I dont know what the problem is when I try to play MM first the screen turns black for several minutes (thats because of the loading witch btw is extreamly slow, I'v played it on a nother PC a year or two ago and that PC was much slower then mine with {I think it was on Windows XP} im useing windows 7 if that might be the problem)... as i was saying once it loads the picture is "shreded" it clears out after i do alt+tab and when i am playing and enter a nother chapter the loading is very slow and once it nears the end the screen turns black and the game gets stuck.
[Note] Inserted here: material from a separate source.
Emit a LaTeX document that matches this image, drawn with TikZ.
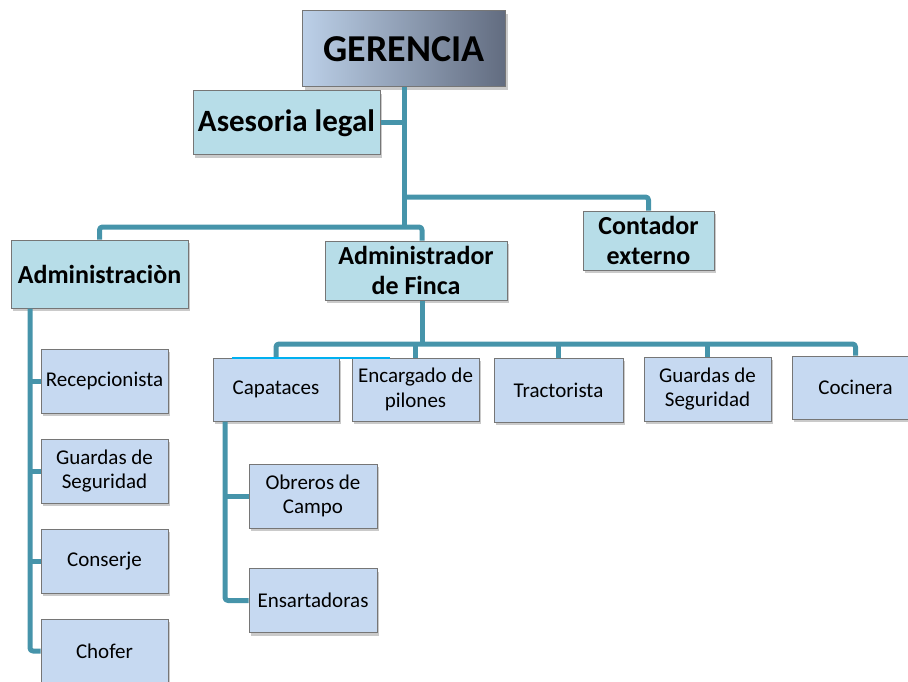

If I alt+tab when the screen is black it shows an error (Engine Error of some sorts it said it has to do something with the memory but I didn't realy see it...) well I hope u can help me with this its very annoying...)


----------



## mtaki (Jan 28, 2008)

What happens if you ran it in XP compatibility mode?


----------



## Andrej_Theman (Nov 6, 2009)

Same thing


----------



## mtaki (Jan 28, 2008)

First make sure that you use the latest directx & video divers and that your game is patched up to the newest version.

EDIT:
Also try this fix


----------



## Andrej_Theman (Nov 6, 2009)

Damn patched it to the newest version now it wont eaven start I used patches from official web site ... but now it wont eaven start the game is sais dark messiah might and magic has stopped working... when i click show detailed information it shows this Problem signature:
Problem Event Name:	APPCRASH
Application Name:	mm.exe
Application Version:	0.0.0.0
Application Timestamp:	45211f69
Fault Module Name:	engine.dll
Fault Module Version:	0.0.0.0
Fault Module Timestamp:	456c5bb0
Exception Code:	c0000005
Exception Offset:	002367c0
OS Version:	6.1.7068.2.0.0.256.1
Locale ID:	1033
Additional Information 1:	cb82
Additional Information 2:	cb8277978ed3d77334cda39cd5d845a1
Additional Information 3:	2224
Additional Information 4:	2224c9eb4c950e928a9138517d93c7a1

ive tried tweaking my video options the first time i saw the screen was all torn up it did work but thats not realy the problem the problem was that i couldend load the chapthers afther 80% of the loading finishes the screen turnes black and the game crashes (but now the game wont eaven start) 
thats after I patched it*


----------



## mtaki (Jan 28, 2008)

Have you installed the latest video drivers?


----------



## Andrej_Theman (Nov 6, 2009)

i dont believe this has anything to do with the video drivers... the game doesnt even start i just try to start and after a sec. or two is shows that it has stoped working and asks me do i wish to close, debug or look for a solution online ... i will upgrade my drivers doh but i dont believe it will do anything if i cant get the game started


----------



## mtaki (Jan 28, 2008)

I don't think what you are saying holds true. I couldn't get Oblivion to start until I updated my video drivers. 

By the looks of it many people are having problems with DMoM not just on windows 7 but also on Vista, so I guess its the developer's fault for releasing it with so many bugs.


----------